New South Wales Heritage Register
- Official name: Christ Church Anglican Church; Christ Church of England; Springwood
- Type: State heritage (complex / group)
- Designated: 2 April 1999
- Reference no.: 130
- Type: Church
- Category: Religion

= Christ Church Anglican Church, Springwood =

The Christ Church Anglican Church is a heritage-listed Anglican church located at 345–347 Great Western Highway, Springwood, City of Blue Mountains, New South Wales, Australia. It was designed by Sir John Sulman and built from 1888 to 1889. It is also known as Christ Church of England and Springwood. The property is owned by Springwood Anglican Parish. It was added to the New South Wales State Heritage Register on 2 April 1999.

== History ==
The church was designed by Sir John Sulman, who worked in Australia from 1885 and who had a nearby holiday residence in Lawson. The major part of his practice was in commercial, institutional and ecclesiastical areas and he was responsible for more than ninety churches in England prior to his migration to New South Wales.

It was built from 1888-9. The main slate roof is an important part of the aesthetic quality of the building and together with the prominent tower has high visibility from the Great Western Highway.

Sulman's original conception as seen from his drawings, was never completed. This included a western and eastern transept at the rear of the church and a massive crowning tower between the two.

In 1961 the church added the eastern transept, according to the original plans. This was erected in stone with considerable sensitivity.

The growth of the church and its adjacent complex over a century has been significant evidence of the social role Christchurch has continued to play in the local Anglican community.

Additions and alterations to the place were made in the 1980s.

== Description ==
The building is a fine sandstone church with a simple but sensitively designed interior. It forms part of a group of buildings which includes a separate dwelling, "Southall" to the west of the property and a fine stand of trees between the two. The roof is slate and the sandstone is local.

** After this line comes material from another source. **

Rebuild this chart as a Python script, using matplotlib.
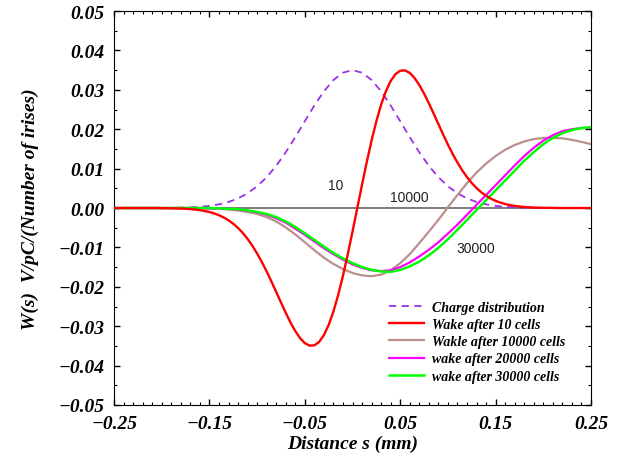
import matplotlib
matplotlib.use("Agg")
import matplotlib.pyplot as plt
from matplotlib.ticker import MultipleLocator
import numpy as np

# distance s (mm), sampled every 0.01 (every 0.005 for the 10-cell wake)
s = np.round(np.arange(-0.25, 0.2501, 0.01), 2)
s_fine = np.round(np.arange(-0.25, 0.2501, 0.005), 3)

charge = [0, 0, 0, 0, 0,
          0.00002, 0.00004, 0.00009, 0.00017, 0.00031, 0.00055, 0.00093, 0.00154, 0.00244, 0.00374,
          0.00551, 0.00783, 0.01072, 0.01414, 0.01799, 0.02204, 0.02604, 0.02963, 0.03250, 0.03436,
          0.03500,
          0.03436, 0.03250, 0.02963, 0.02604, 0.02204, 0.01799, 0.01414, 0.01072, 0.00783, 0.00551,
          0.00374, 0.00244, 0.00154, 0.00093, 0.00055, 0.00031, 0.00017, 0.00009, 0.00004, 0.00002,
          0, 0, 0, 0, 0]

wake10 = [0, 0, 0, 0, 0, 0, 0, 0, 0, 0,
          -0.00003, -0.00004, -0.00006, -0.00009, -0.00013, -0.00019, -0.00027, -0.00039,
          -0.00054, -0.00074, -0.00102, -0.00137, -0.00182, -0.00239, -0.00311, -0.00399,
          -0.00506, -0.00634, -0.00784, -0.00957, -0.01154, -0.01372, -0.01610, -0.01866,
          -0.02131, -0.02398, -0.02660, -0.02906, -0.03123, -0.03302, -0.03430, -0.03494,
          -0.03486, -0.03398, -0.03225, -0.02967, -0.02625, -0.02204, -0.01717, -0.01176,
          -0.00597,
          0.0,
          0.00597, 0.01176, 0.01717, 0.02204, 0.02625, 0.02967, 0.03225, 0.03398,
          0.03486, 0.03494, 0.03430, 0.03302, 0.03123, 0.02906, 0.02660, 0.02398,
          0.02131, 0.01866, 0.01610, 0.01372, 0.01154, 0.00957, 0.00784, 0.00634,
          0.00506, 0.00399, 0.00311, 0.00239, 0.00182, 0.00137, 0.00102, 0.00074,
          0.00054, 0.00039, 0.00027, 0.00019, 0.00013, 0.00009, 0.00006, 0.00004,
          0.00003,
          0, 0, 0, 0, 0, 0, 0, 0]

wake10000 = [0, 0, 0, 0, 0, 0, 0, 0, 0, 0,
             -0.0001, -0.0002, -0.0004, -0.0006, -0.0010, -0.0015, -0.0023, -0.0034, -0.0049, -0.0067,
             -0.0087, -0.0107, -0.0126, -0.0142, -0.0155, -0.0165, -0.0171, -0.0173, -0.0169, -0.0158,
             -0.0140, -0.0117, -0.0089, -0.0060, -0.0030, 0.0002, 0.0033, 0.0063, 0.0090, 0.0113,
             0.0132, 0.0148, 0.0160, 0.0169, 0.0175, 0.0178, 0.0178, 0.0177, 0.0173, 0.0168, 0.0162]

wake20000 = [0, 0, 0, 0, 0, 0, 0, 0, 0, 0,
             -0.0001, -0.0001, -0.0002, -0.0004, -0.0007, -0.0011, -0.0017, -0.0026, -0.0037, -0.0052,
             -0.0068, -0.0085, -0.0102, -0.0117, -0.0131, -0.0143, -0.0152, -0.0158, -0.0160, -0.0158,
             -0.0150, -0.0138, -0.0123, -0.0106, -0.0087, -0.0065, -0.0042, -0.0017, 0.0008, 0.0033,
             0.0058, 0.0083, 0.0108, 0.0132, 0.0153, 0.0171, 0.0185, 0.0195, 0.0200, 0.0203, 0.0204]

wake30000 = [0, 0, 0, 0, 0, 0, 0, 0, 0, 0,
             0.0000, -0.0001, -0.0002, -0.0003, -0.0006, -0.0010, -0.0015, -0.0023, -0.0034, -0.0048,
             -0.0064, -0.0081, -0.0098, -0.0114, -0.0128, -0.0140, -0.0150, -0.0157, -0.0161, -0.0162,
             -0.0157, -0.0148, -0.0136, -0.0120, -0.0101, -0.0079, -0.0055, -0.0030, -0.0005, 0.0020,
             0.0045, 0.0070, 0.0095, 0.0120, 0.0142, 0.0162, 0.0178, 0.0190, 0.0198, 0.0203, 0.0205]

labels = ["Charge distribution", "Wake after 10 cells", "Wakle after 10000 cells",
          "wake after 20000 cells", "wake after 30000 cells"]
notes = ["10", "10000", "30000"]
note_pos = [(-0.018, 0.0058), (0.060, 0.0028), (0.129, -0.0102)]

serif = dict(family="Liberation Serif", weight="bold", style="italic")

fig = plt.figure(figsize=(6.17, 4.64), dpi=100)
ax = fig.add_axes([0.1848, 0.125, 0.7731, 0.849])

ax.axhline(0, color="#666666", lw=1.2, zorder=1)
ax.plot(s, charge, color="#9a32e6", lw=1.3, ls=(0, (4, 3)), label=labels[0], zorder=2)
ax.plot(s_fine, wake10, color="#ff0000", lw=1.7, label=labels[1], zorder=6)
ax.plot(s, wake10000, color="#bc8f8f", lw=1.6, label=labels[2], zorder=3)
ax.plot(s, wake20000, color="#ff00ff", lw=1.6, label=labels[3], zorder=4)
ax.plot(s, wake30000, color="#00ff00", lw=1.8, label=labels[4], zorder=5)

for t, (x, y) in zip(notes, note_pos):
    ax.text(x, y, t, ha="center", va="center", fontsize=10,
            family="Liberation Sans", color="#222222")

ax.set_xlim(-0.25, 0.25)
ax.set_ylim(-0.05, 0.05)
ax.xaxis.set_minor_locator(MultipleLocator(0.01))
ax.yaxis.set_minor_locator(MultipleLocator(0.005))
ax.set_xticks([-0.25, -0.15, -0.05, 0.05, 0.15, 0.25])
ax.set_xticklabels(["\u22120.25", "\u22120.15", "\u22120.05", "0.05", "0.15", "0.25"])
yt = np.round(np.arange(-0.05, 0.0501, 0.01), 2)
ax.set_yticks(yt)
ax.set_yticklabels([("\u2212" if v < 0 else "") + "%.2f" % abs(v) for v in yt])
ax.tick_params(which="both", direction="in", top=True, right=True)
ax.tick_params(which="major", length=4, width=1, pad=7)
ax.tick_params(which="minor", length=2, width=0.8)
for lab in ax.get_xticklabels() + ax.get_yticklabels():
    lab.set_fontproperties(matplotlib.font_manager.FontProperties(size=14, **serif))

ax.set_xlabel("Distance s (mm)", fontsize=14, labelpad=2, **serif)
ax.set_ylabel("W(s)  V/pC/(Number of irises)", fontsize=14, labelpad=14, **serif)

leg = ax.legend(loc="upper left", bbox_to_anchor=(382 / 617, 1 - 295 / 464),
                bbox_transform=fig.transFigure, frameon=False, borderpad=0,
                handlelength=2.5, handletextpad=0.6, labelspacing=0.3,
                prop=matplotlib.font_manager.FontProperties(size=10, **serif))

fig.savefig("out.png", dpi=100)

It is a fine example of a Victorian Academic Gothic style church with high quality sandstone detailing and a prominent slate pitched roof to the main body of the church and the tower.

=== Condition ===

As at 5 January 2011, sections of the slate roof require careful removal and rehanging, as the nails holding the slates have corroded and need replacement. The tower roof, valleys, ridges and loose slates are the most urgent. A recent insurance inspection report gave the church an excellent report (2011 grant application).

=== Modifications and dates ===
- 1961added the eastern transept, according to the original plans
- 1980sadditions and alterations.
- 2010$9,000 currently being spent on replacing wiring in the church. A few damaged roof tiles were repaired – supporting nails have corroded/need replacement (grant application)
- 2013–2014$30,000 spent replacing slate on tower, since original slate had rusted and was unsafe

== Heritage listing ==
As at 15 December 2005, Christ Church Springwood is a fine example of a Victorian Academic Gothic style church featuring high quality sandstone detailing. Extensions to the church to create the chancel, north transept and tower are in keeping with Sulman's original design. The interior of the church has an unusually peaceful atmosphere created by the use of pale sandstone and stained timber and restrained detailing.

The church is a significant landmark on the Great Western Highway.

The Christ Church has high local significance as the principal centre for Anglicanism in the lower Blue Mountains for over 110 years. The growth of the church and its adjacent complex over a century has been significant evidence of the social role Christ Church has continued to play for the local Anglican community. The major pieces of church furniture are highly significant memorials to the leading players in the creation of the building in the Victorian period.

The Christ Church Springwood is built to the design of John Sulman, a significant architect of the late 19th and early 20th century. Sulman was also a renowned educator and was responsible for the Sulman Medal, the highest award for architectural design in NSW.

The Christ Church Anglican Church was listed on the New South Wales State Heritage Register on 2 April 1999.